Why the Tariff Push Matters

The U.S. imports about 2.2 to 2.5 million metric tons of palm oil yearly, valued at $1.5 billion. Indonesia's dominance stems from its cost advantage, but the proposed tariffs would raise prices by roughly $180 per ton. This could make Malaysian palm oil, taxed at 25 percent, or domestic soybean oil more competitive. The shift is already nudging soybean oil futures up by 4 percent.

For Indonesia, the economic hit is significant. Palm oil supports 17 million workers, including 2 million smallholder farmers who depend on U.S. demand. A 20 percent export drop could disrupt their incomes, while U.S. food manufacturers brace for 3 to 6 percent higher ingredient costs. The tariffs, rooted in trade protectionism, also stir debates about environmental and labor standards.

Environmental Stakes in the Balance

Palm oil production is a lightning rod for environmental concerns. Studies show its carbon footprint varies widely. When deforestation is excluded, palm oil emits less carbon per liter than soybean oil. Still, land-use changes, like clearing peatlands, can make it far more harmful. Environmental groups argue that tariffs could push production to less-regulated regions, worsening deforestation.

Tariffs alone are unlikely to solve these issues. Research suggests that price incentives, like higher duties, rarely drive sustainable practices without enforcement. Certification programs, which ensure deforestation-free palm oil, have proven more effective when paired with transparent supply chains. Both Indonesia and the U.S. face pressure to align trade policies with climate goals.

Historical Echoes of Trade Clashes

Palm oil has sparked trade disputes before. In 2017, the U.S. imposed duties on Indonesian biodiesel, citing unfair subsidies. More recently, the European Union's 2023 Deforestation Regulation tightened scrutiny on palm oil imports. Indonesia's rapid plantation expansion since 2002, fueled by export tax breaks, has long drawn criticism for distorting markets and harming ecosystems.

Past trade measures offer lessons. The 2018 tariff wars raised U.S. consumer costs without clear job gains, and Indonesia's 2025 export levy hike to fund biodiesel mandates stirred market volatility. History suggests that unilateral tariffs often lead to retaliation or unintended economic ripples, complicating global cooperation.

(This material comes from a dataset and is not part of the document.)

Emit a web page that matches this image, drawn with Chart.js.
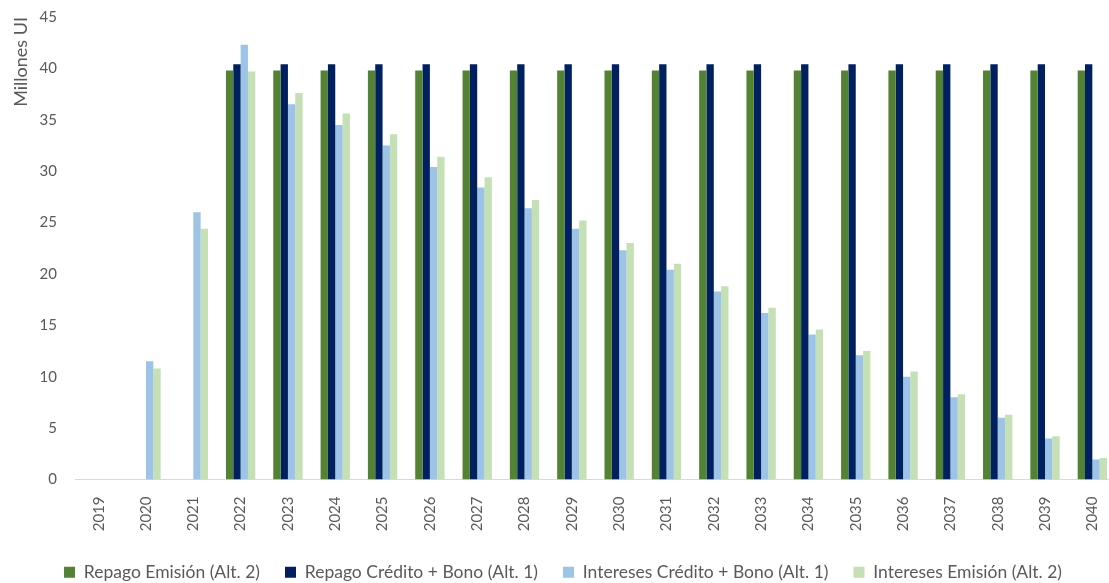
<!DOCTYPE html>
<html>
<head>
<meta charset="utf-8">
<script src="https://cdn.jsdelivr.net/npm/chart.js@4.4.0/dist/chart.umd.min.js"></script>
<style>
    body { margin: 0; overflow: hidden; background: #fff; }
    #wrap { width: 1130px; height: 583px; }
</style>
</head>
<body>
<div id="wrap"><canvas id="barChart"></canvas></div>
<script>
var years = ['2019', '2020', '2021', '2022', '2023', '2024', '2025', '2026', '2027', '2028', '2029',
    '2030', '2031', '2032', '2033', '2034', '2035', '2036', '2037', '2038', '2039', '2040'];

var repagoEmision = [null, null, null, 39.8, 39.8, 39.8, 39.8, 39.8, 39.8, 39.8, 39.8,
    39.8, 39.8, 39.8, 39.8, 39.8, 39.8, 39.8, 39.8, 39.8, 39.8, 39.8];
var repagoCredito = [null, null, null, 40.4, 40.4, 40.4, 40.4, 40.4, 40.4, 40.4, 40.4,
    40.4, 40.4, 40.4, 40.4, 40.4, 40.4, 40.4, 40.4, 40.4, 40.4, 40.4];
var interesesCredito = [null, 11.5, 26.0, 42.3, 36.5, 34.5, 32.5, 30.4, 28.4, 26.4, 24.4,
    22.3, 20.4, 18.3, 16.2, 14.1, 12.1, 10.0, 8.0, 6.0, 4.0, 1.95];
var interesesEmision = [null, 10.8, 24.4, 39.7, 37.6, 35.6, 33.6, 31.4, 29.4, 27.2, 25.2,
    23.0, 21.0, 18.8, 16.7, 14.6, 12.5, 10.5, 8.3, 6.3, 4.2, 2.1];

var seriesLabels = ['Repago Emisión (Alt. 2)', 'Repago Crédito + Bono (Alt. 1)',
    'Intereses Crédito + Bono (Alt. 1)', 'Intereses Emisión (Alt. 2)'];
var seriesColors = ['#548235', '#002060', '#9DC3E6', '#C5E0B4'];

var textColor = '#595959';
var fontFamily = 'Lato, "Open Sans", sans-serif';

var makeSet = (label, data, color) => ({
    label: label,
    data: data,
    backgroundColor: color,
    borderWidth: 0,
    categoryPercentage: 0.62,
    barPercentage: 1.0,
});

var barConfig = {
    type: 'bar',
    data: {
        labels: years,
        datasets: [
            makeSet(seriesLabels[0], repagoEmision, seriesColors[0]),
            makeSet(seriesLabels[1], repagoCredito, seriesColors[1]),
            makeSet(seriesLabels[2], interesesCredito, seriesColors[2]),
            makeSet(seriesLabels[3], interesesEmision, seriesColors[3]),
        ],
    },
    options: {
        responsive: true,
        maintainAspectRatio: false,
        animation: false,
        layout: {
            // bottom is negative so the legend row sits low like the original
            padding: { left: 10, right: 14, top: 17, bottom: -8 },
        },
        plugins: {
            tooltip: { enabled: false },
            legend: {
                position: 'bottom',
                labels: {
                    boxWidth: 11,
                    boxHeight: 11,
                    padding: 25,
                    color: textColor,
                    font: { family: fontFamily, size: 17.5 },
                },
            },
        },
        scales: {
            x: {
                grid: { display: false, drawTicks: false },
                border: { display: true, color: '#d9d9d9', width: 1 },
                ticks: {
                    color: textColor,
                    font: { family: fontFamily, size: 15 },
                    minRotation: 90,
                    maxRotation: 90,
                    autoSkip: false,
                    padding: 17,
                },
                afterFit: (scale) => { scale.height = 59; },
            },
            y: {
                min: 0,
                max: 45,
                grid: { display: false, drawTicks: false },
                border: { display: false },
                ticks: {
                    stepSize: 5,
                    color: textColor,
                    font: { family: fontFamily, size: 15 },
                    padding: 18,
                },
                title: {
                    display: true,
                    text: 'Millones UI',
                    align: 'end',
                    color: textColor,
                    font: { family: fontFamily, size: 18 },
                    padding: 0,
                },
                afterFit: (scale) => {
                    scale.width = 65;
                    // tick padding would otherwise push the top of the axis down
                    scale.paddingTop = 8;
                    scale.paddingBottom = 8;
                },
            },
        },
    },
};

var barCtx = document.getElementById('barChart');
window.myBar = new Chart(barCtx, barConfig);
</script>
</body>
</html>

A Path to Balanced Solutions

Experts argue that combining trade policies with sustainability efforts yields better outcomes. The U.S. could offer tariff exemptions for Indonesian palm oil certified as deforestation-free. Indonesia could also cap market-distorting export levies and invest in traceability tech. Such steps would protect smallholders while addressing environmental concerns.

Joint efforts, like a U.S.-Indonesia task force to standardize carbon metrics and labor audits, could bridge divides. Gradual tariff reductions tied to measurable deforestation cuts would align economic and ecological goals. These solutions prioritize cooperation over confrontation, benefiting farmers, consumers, and the planet.

What's Next for Global Trade

The palm oil tariff debate highlights the complex balance among trade, sustainability, and economic equity. While the U.S. seeks to protect its farmers and Indonesia defends its smallholders, both sides face shared challenges: ensuring affordable goods, stable incomes, and a healthier environment. The outcome of ongoing trade talks will shape markets and livelihoods for years to come.

Consumers, too, play a role. Demand for certified sustainable products can push companies to reformulate supply chains. Policymakers also need to consider short-term gains against long-term cooperation. The path forward involves solutions that align national interests rather than setting them against each other.

As markets adjust and negotiations unfold, the palm oil saga serves as a reminder: global problems require global answers. Prioritizing transparency, fairness, and sustainability allows stakeholders to turn a trade dispute into an opportunity for progress.